Other Espresso Necessities
Great Beans: I’m still trying coffee beans. If you haven’t made espresso before, I recommend you use your favorite standard coffee beans. Just make sure they have a fine grind to them and pack them in tight if your machine has a portafilter. At first, I tried a lot of pre-ground popular espresso blends like Lavazza, Gevalia, and Café Bustelo. They were all too dark and bitter for my taste, but you may like them. Right now, I’m enjoying Kicking Horse coffee beans, specifically Three Sisters.

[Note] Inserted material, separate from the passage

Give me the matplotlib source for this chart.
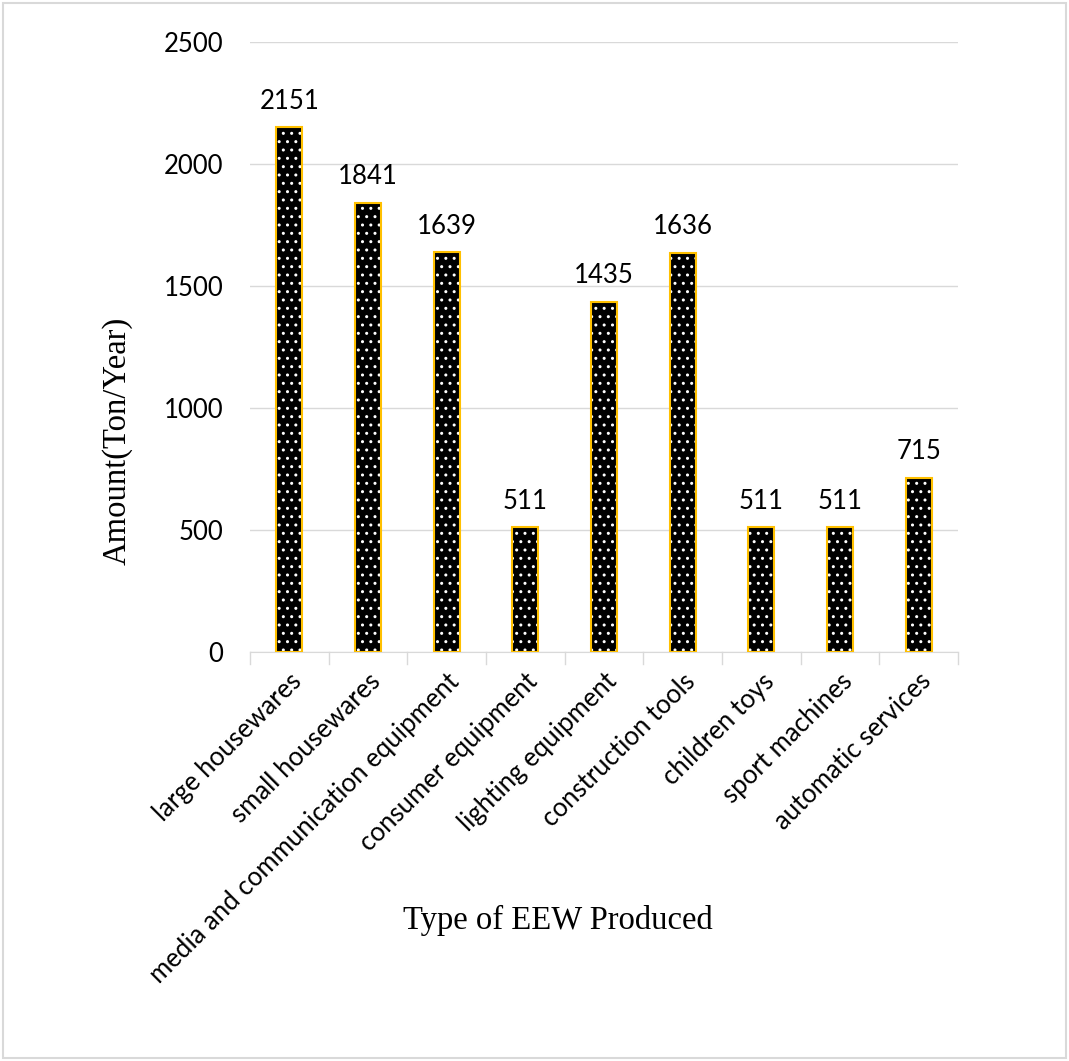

Electric Frother: Even if you don’t use one of these machines, you can add some froth to your espressos or coffee with an electric milk frother. This $33 Secura frother is pretty standard and has a two-year warranty.
Leveler & Tamper: A lot of machines come with a plastic tamper, but out of the units I tested, only the Barista Express had a proper leveler and tamper. I immediately began using it for other machines. You’ll need to double check the size of your portafilter (some are smaller than normal), but this $19 leveler and tamper should help you pack in those espresso baskets.
Stainless Steel Frothing Pitcher: If your latte maker only comes with a steam wand (like the Hamilton Beach machine on this list), you’ll want to invest in a nice frothing jug. This $13 Star Coffee Frothing Pitcher is nice because it has measurement scales on the inside, which is helpful if you want to get the right coffee/milk ratio.